I started noticing a few years ago that liberals and other opponents of conservatism seemed not to be using the word “conservative” as their preferred epithet for the enemy in the way they once had done. Instead, they seemed to be using the term “right-wing.” The most famous use of the term was Hillary Clinton’s famous assertion that a “vast right-wing conspiracy” was seeking her husband’s ruin. I have no data at all on this other than my own observation, but it seems to me that most of my left-of-center acquaintances, and most left-of-center pundits and politicians, use “right-wing,” “right-wing extremist”, “extreme right,” “religious right,” and so forth far more often than they use “conservative.” Somehow these terms convey, and are certainly spoken and written with, a venom not communicated by “conservative.” Similarly, “left-wing” is generally a definite pejorative, while “liberal” is mild, and is the preferred self-description of a certain party, just as “conservative” is the preferred self-description of another party. Part of the pleasure in using a pejorative is that it is resented and preferably denied by its object.

Lately another term has joined “right-wing,” and perhaps even eclipsed it in popularity as a pejorative on the left: “neo-conservative.” This is driving some conservatives crazy, but not for the reason its users might think—not so much because conservatives resent being called neo-conservatives, but because as the term is used by the left it means almost nothing (aside, that is, from being a simple substitute for “evil”) as a description of an ideology. It simply refers to people in, or near, or vocally supportive of, the Bush administration who have been architects or advocates of the war in Iraq.

If "neo-conservative" has any meaning at all now in Pundish (the language spoken by Pundits), it's circular: the Bush administration is run and/or supported by neo-conservatives, therefore neo-conservatives are those who run and/or support the Bush administration. This usage of course is also to the liking of those conservatives (often called “paleo-conservatives”) who oppose the war; it allows them to excommunicate conservatives who support the war.

A lot of words have been expended on the right in mostly wasted attempts to explain exactly what a neo-conservative is, and why this or that administration figure is or is not one. This is a losing battle as far as the public war of words is concerned, although the pursuit of verbal precision is always worthwhile for its own sake. But I think there is a very simple reason why “neo-conservative” has gained such currency on the left: it’s because too many people consider “conservative” to be an accolade.

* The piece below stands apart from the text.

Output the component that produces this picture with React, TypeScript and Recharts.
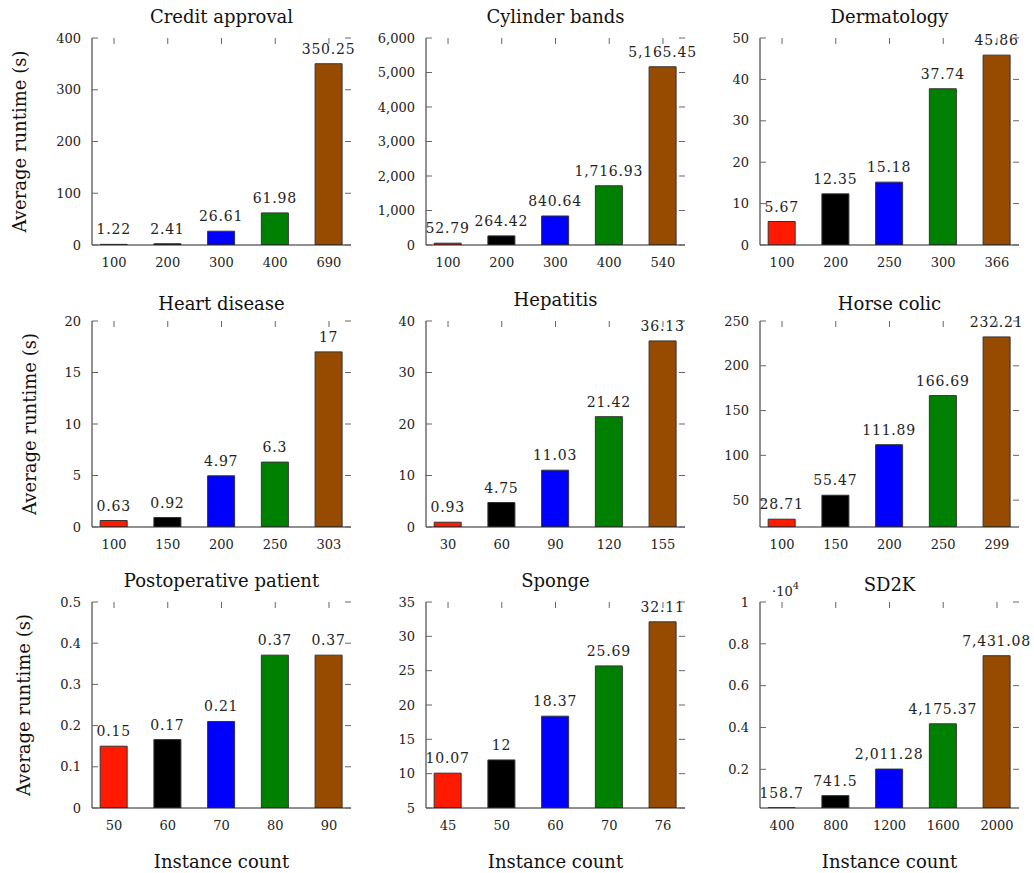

Here in Alabama we just had an election. Almost literally every candidate described himself or herself as a conservative. Granted, Alabama is perhaps just a smidgen to the right of most of the nation, but it is really not so very different from the other so-called red states, meaning those which went for Bush in the 2000 election. Despite a generation of enlightened insistence that "conservative" equals "bad," a large portion—in many places a definite majority—of the people believe the opposite. For polemical purposes, then, “right-winger” works much better. You can call Hitler a right-winger with at least some plausibility, but it really makes no sense to call him a conservative. (Similarly, you can call Stalin a left-winger, but it makes no sense to call him a liberal.)

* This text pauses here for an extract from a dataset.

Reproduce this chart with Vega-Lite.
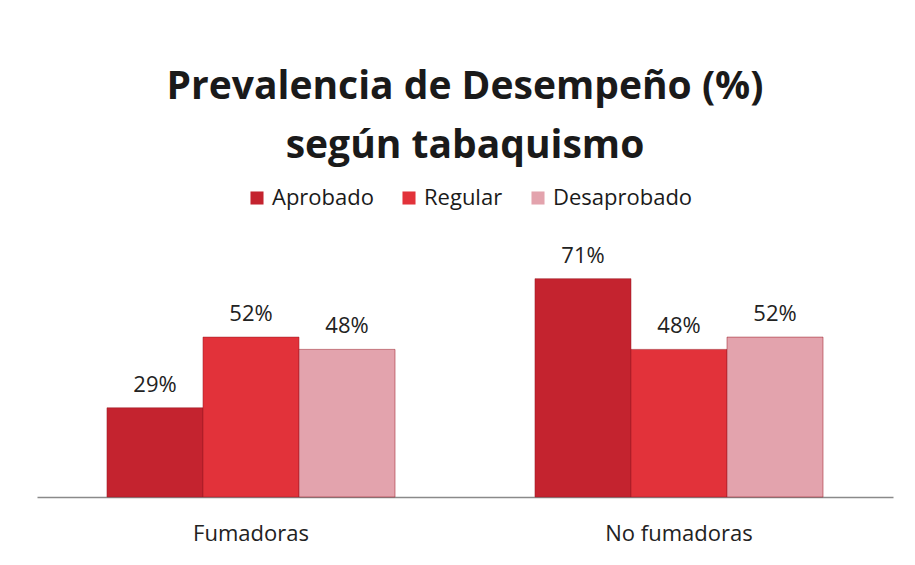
{
  "$schema": "https://vega.github.io/schema/vega-lite/v6.json",
  "width": 856,
  "height": 246,
  "autosize": {"type": "none"},
  "padding": {"left": 37, "top": 251, "right": 22, "bottom": 68},
  "background": "white",
  "config": {"view": {"stroke": null}},
  "title": {
    "text": ["Prevalencia de Desempeño (%)", "según tabaquismo"],
    "fontSize": 39,
    "font": "Open Sans",
    "fontWeight": "bold",
    "color": "#1a1a1a",
    "anchor": "middle",
    "lineHeight": 59,
    "offset": 21
  },
  "data": {
    "values": [
      {"grupo": "Fumadoras", "desempeno": "Aprobado", "pct": 0.29},
      {"grupo": "Fumadoras", "desempeno": "Regular", "pct": 0.52},
      {"grupo": "Fumadoras", "desempeno": "Desaprobado", "pct": 0.48},
      {"grupo": "No fumadoras", "desempeno": "Aprobado", "pct": 0.71},
      {"grupo": "No fumadoras", "desempeno": "Regular", "pct": 0.48},
      {"grupo": "No fumadoras", "desempeno": "Desaprobado", "pct": 0.52}
    ]
  },
  "encoding": {
    "x": {
      "field": "grupo",
      "type": "nominal",
      "sort": ["Fumadoras", "No fumadoras"],
      "scale": {"paddingInner": 0.327, "paddingOuter": 0.1635},
      "axis": {
        "title": null,
        "labelAngle": 0,
        "ticks": false,
        "domainColor": "#8a8a8a",
        "domainWidth": 1.5,
        "labelFontSize": 22,
        "labelPadding": 26,
        "labelFont": "Open Sans",
        "labelColor": "#222222"
      }
    },
    "xOffset": {"field": "desempeno", "type": "nominal", "sort": ["Aprobado", "Regular", "Desaprobado"]},
    "y": {"field": "pct", "type": "quantitative", "scale": {"domain": [0, 0.8]}, "axis": null}
  },
  "layer": [
    {
      "mark": {"type": "bar", "stroke": "#9a1a24", "strokeWidth": 1, "strokeOpacity": 0.5},
      "encoding": {
        "color": {
          "field": "desempeno",
          "type": "nominal",
          "sort": ["Aprobado", "Regular", "Desaprobado"],
          "scale": {"domain": ["Aprobado", "Regular", "Desaprobado"], "range": ["#c4232f", "#e2323a", "#e3a3ad"]},
          "legend": {
            "title": null,
            "orient": "none",
            "legendX": 209,
            "legendY": -64,
            "direction": "horizontal",
            "symbolType": "square",
            "symbolSize": 170,
            "symbolStrokeWidth": 0,
            "labelFontSize": 22,
            "labelFont": "Open Sans",
            "labelColor": "#1a1a1a",
            "columnPadding": 24
          }
        }
      }
    },
    {
      "mark": {"type": "text", "baseline": "bottom", "dy": -11, "fontSize": 22, "font": "Open Sans", "color": "#222222"},
      "encoding": {
        "text": {"field": "pct", "type": "quantitative", "format": ".0%"}
      }
    }
  ]
}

"Neo-conservative" serves a similar purpose, with the additional benefit of having vague associations of sneakiness and elitism. It also allows the speaker to imply that he really doesn't have anything against True Conservatives, just the wily neo variety.

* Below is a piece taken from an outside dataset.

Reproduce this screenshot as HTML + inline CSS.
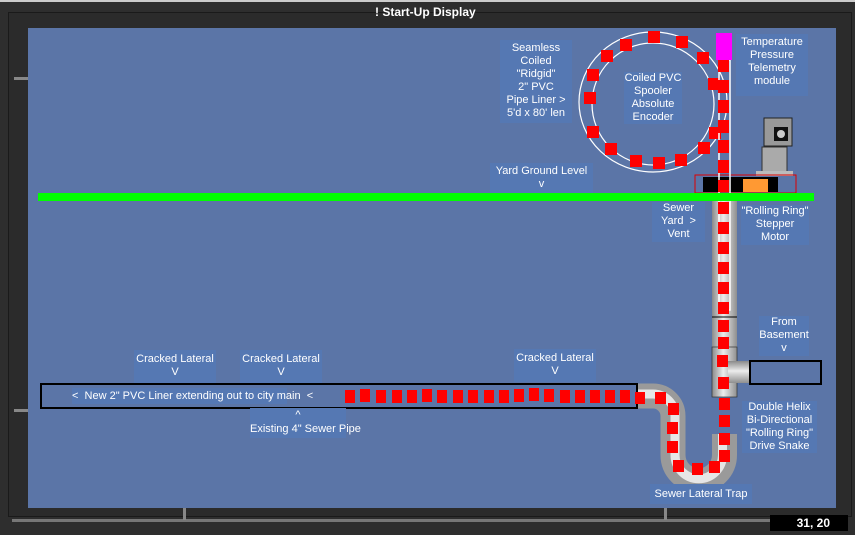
<!DOCTYPE html>
<html><head><style>
body{margin:0;width:855px;height:535px;background:#2e2e2e;overflow:hidden;font-family:"Liberation Sans",sans-serif;}
.l{position:absolute;background:#5578b3;color:#fff;font-size:11px;line-height:13px;text-align:center;white-space:nowrap;}
</style></head><body>
<div style="position:absolute;left:0;top:0;width:855px;height:2px;background:#ccc"></div>
<div style="position:absolute;left:8px;top:12px;width:842px;height:503px;border:1px solid #1a1a1a;background:#2b2b2b"></div>
<div style="position:absolute;left:375px;top:5px;color:#fff;font-size:12px;font-weight:bold">! Start-Up Display</div>
<div style="position:absolute;left:14px;top:77px;width:14px;height:3px;background:#888"></div>
<div style="position:absolute;left:14px;top:409px;width:14px;height:3px;background:#888"></div>
<div style="position:absolute;left:12px;top:519px;width:760px;height:3px;background:#777"></div>
<div style="position:absolute;left:183px;top:508px;width:3px;height:12px;background:#888"></div>
<div style="position:absolute;left:664px;top:508px;width:3px;height:12px;background:#888"></div>
<div style="position:absolute;left:770px;top:515px;width:78px;height:16px;background:#000;color:#fff;font-size:12px;font-weight:bold;text-align:right;line-height:16px;padding-right:0"><span style="padding-right:18px">31, 20</span></div>
<div style="position:absolute;left:28px;top:28px;width:808px;height:480px;background:#5b75a7"></div>
<svg style="position:absolute;left:0;top:0" width="855" height="535">
<defs>
<linearGradient id="gv" x1="0" x2="1" y1="0" y2="0"><stop offset="0" stop-color="#8a8a8a"/><stop offset=".45" stop-color="#ececec"/><stop offset="1" stop-color="#8f8f8f"/></linearGradient>
<linearGradient id="gh" x1="0" x2="0" y1="0" y2="1"><stop offset="0" stop-color="#8a8a8a"/><stop offset=".45" stop-color="#ececec"/><stop offset="1" stop-color="#8f8f8f"/></linearGradient>
</defs>
<ellipse cx="653" cy="102" rx="74" ry="70" fill="none" stroke="#fff" stroke-width="1.2"/>
<ellipse cx="653" cy="104" rx="61" ry="61" fill="none" stroke="#fff" stroke-width="1.2"/>
<g fill="#f00">
<rect x="648" y="31" width="12" height="12"/><rect x="620" y="39" width="12" height="12"/><rect x="676" y="36" width="12" height="12"/>
<rect x="601" y="50" width="12" height="12"/><rect x="697" y="52" width="12" height="12"/>
<rect x="587" y="69" width="12" height="12"/><rect x="708" y="78" width="12" height="12"/>
<rect x="584" y="92" width="12" height="12"/>
<rect x="587" y="126" width="12" height="12"/><rect x="709" y="127" width="12" height="12"/>
<rect x="605" y="143" width="12" height="12"/><rect x="698" y="142" width="12" height="12"/>
<rect x="630" y="155" width="12" height="12"/><rect x="653" y="157" width="12" height="12"/><rect x="675" y="154" width="12" height="12"/>
</g>
<rect x="764" y="118" width="28" height="28" fill="#999" stroke="#222"/>
<rect x="774" y="127" width="14" height="14" fill="#111"/><circle cx="781" cy="134" r="4" fill="#ccc"/>
<rect x="762" y="147" width="25" height="25" fill="#aaa" stroke="#333"/>
<rect x="756" y="171" width="37" height="5" fill="#bbb"/>
<rect x="695" y="175" width="101" height="18" fill="none" stroke="#d00"/>
<rect x="703" y="177" width="75" height="15" fill="#000"/>
<rect x="743" y="179" width="25" height="13" fill="#f93"/>
<rect x="712" y="200" width="25" height="197" fill="url(#gv)"/>
<line x1="712" y1="317" x2="737" y2="317" stroke="#000"/>
<rect x="719" y="60" width="11" height="250" fill="none" stroke="#fff" stroke-width="1.5"/>
<rect x="716" y="33" width="16" height="27" fill="#f0f"/>
<rect x="38" y="193" width="776" height="8" fill="#0f0"/>
<rect x="712" y="347" width="25" height="50" fill="url(#gv)" stroke="#333" stroke-width=".7"/>
<rect x="728" y="361" width="22" height="22" fill="url(#gh)"/>
<rect x="750" y="361" width="71" height="23" fill="none" stroke="#000" stroke-width="2"/>
<path d="M637 396 H653 A20 20 0 0 1 673 416 V455 A25.5 25.5 0 0 0 724.5 455 V434" fill="none" stroke="#9a9a9a" stroke-width="25"/>
<path d="M637 394 H653 A22 22 0 0 1 675 416 V455 A23.5 23.5 0 0 0 722.5 455 V434" fill="none" stroke="#e6e6e6" stroke-width="9"/>
<rect x="41" y="384" width="596" height="24" fill="none" stroke="#000" stroke-width="2"/>
<g fill="#f00">
<rect x="345" y="390" width="10" height="13"/><rect x="360" y="389" width="10" height="13"/><rect x="376" y="390" width="10" height="13"/><rect x="392" y="390" width="10" height="13"/><rect x="407" y="390" width="10" height="13"/><rect x="422" y="389" width="10" height="13"/><rect x="437" y="390" width="10" height="13"/><rect x="453" y="390" width="10" height="13"/><rect x="468" y="390" width="10" height="13"/><rect x="484" y="390" width="10" height="13"/><rect x="499" y="390" width="10" height="13"/><rect x="514" y="389" width="10" height="13"/><rect x="529" y="388" width="10" height="13"/><rect x="544" y="389" width="10" height="13"/><rect x="560" y="390" width="10" height="13"/><rect x="575" y="390" width="10" height="13"/><rect x="590" y="390" width="10" height="13"/><rect x="605" y="390" width="10" height="13"/><rect x="620" y="390" width="10" height="13"/>
<rect x="635" y="392" width="10" height="12"/><rect x="655" y="392" width="11" height="12"/>
<rect x="668" y="403" width="11" height="12"/><rect x="667" y="422" width="11" height="12"/><rect x="667" y="441" width="11" height="12"/>
<rect x="673" y="460" width="11" height="12"/><rect x="692" y="463" width="11" height="12"/><rect x="709" y="461" width="11" height="12"/><rect x="719" y="450" width="11" height="12"/>
</g>
<g fill="#f00">
<rect x="718" y="60" width="11" height="12"/><rect x="718" y="80" width="11" height="13"/><rect x="718" y="100" width="11" height="13"/>
<rect x="718" y="120" width="11" height="13"/><rect x="718" y="140" width="11" height="13"/><rect x="718" y="160" width="11" height="13"/>
<rect x="718" y="180" width="11" height="12"/><rect x="718" y="202" width="11" height="12"/><rect x="718" y="222" width="11" height="12"/>
<rect x="718" y="242" width="11" height="12"/><rect x="718" y="262" width="11" height="12"/><rect x="718" y="282" width="11" height="12"/>
<rect x="718" y="302" width="11" height="12"/><rect x="718" y="320" width="11" height="12"/><rect x="718" y="337" width="11" height="12"/>
<rect x="717" y="355" width="11" height="12"/><rect x="718" y="377" width="11" height="12"/>
<rect x="719" y="398" width="11" height="12"/><rect x="719" y="415" width="11" height="12"/><rect x="719" y="433" width="11" height="12"/>
</g>
</svg>
<div class="l" style="left:500px;top:40px;width:72px;height:81px;padding-top:2px">Seamless<br>Coiled<br>"Ridgid"<br>2" PVC<br>Pipe Liner &gt;<br>5'd x 80' len</div>
<div class="l" style="left:624px;top:72px;width:58px;height:52px">Coiled PVC<br>Spooler<br>Absolute<br>Encoder</div>
<div class="l" style="left:736px;top:34px;width:72px;height:60px;padding-top:2px">Temperature<br>Pressure<br>Telemetry<br>module</div>
<div class="l" style="left:490px;top:163px;width:103px;height:28px;padding-top:2px">Yard Ground Level<br>v</div>
<div class="l" style="left:652px;top:202px;width:53px;height:40px">Sewer<br>Yard &nbsp;&gt;<br>Vent</div>
<div class="l" style="left:741px;top:205px;width:68px;height:40px">"Rolling Ring"<br>Stepper<br>Motor</div>
<div class="l" style="left:759px;top:316px;width:50px;height:40px">From<br>Basement<br>v</div>
<div class="l" style="left:742px;top:401px;width:75px;height:52px">Double Helix<br>Bi-Directional<br>"Rolling Ring"<br>Drive Snake</div>
<div class="l" style="left:650px;top:484px;width:102px;height:20px;line-height:20px">Sewer Lateral Trap</div>
<div class="l" style="left:134px;top:350px;width:82px;height:30px;padding-top:3px">Cracked Lateral<br>V</div>
<div class="l" style="left:240px;top:350px;width:82px;height:30px;padding-top:3px">Cracked Lateral<br>V</div>
<div class="l" style="left:514px;top:349px;width:82px;height:30px;padding-top:3px">Cracked Lateral<br>V</div>
<div class="l" style="left:72px;top:388px;width:215px;height:16px;line-height:16px">&lt;&nbsp; New 2" PVC Liner extending out to city main &nbsp;&lt;</div>
<div class="l" style="left:250px;top:408px;width:96px;height:30px;line-height:14px">^<br>Existing 4" Sewer Pipe</div>
</body></html>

There’s a bit of irony in this in that “neo-conservative” properly refers to a handful of ex-liberals who moved rightward in (roughly) the 1970s, and in general what continues to distinguish them from traditional conservatives is precisely that they tend to be more liberal on social and moral questions: quite a few of them, for instance, are quietly “pro-choice” on abortion. Indeed the war itself might, if one were to attempt to apply ideological categories consistently, be seen as a liberal enterprise, an attempt to impose rational and democratic structures upon a region poisoned by a toxic mixture of some of the worst features of both modernity and traditional ways.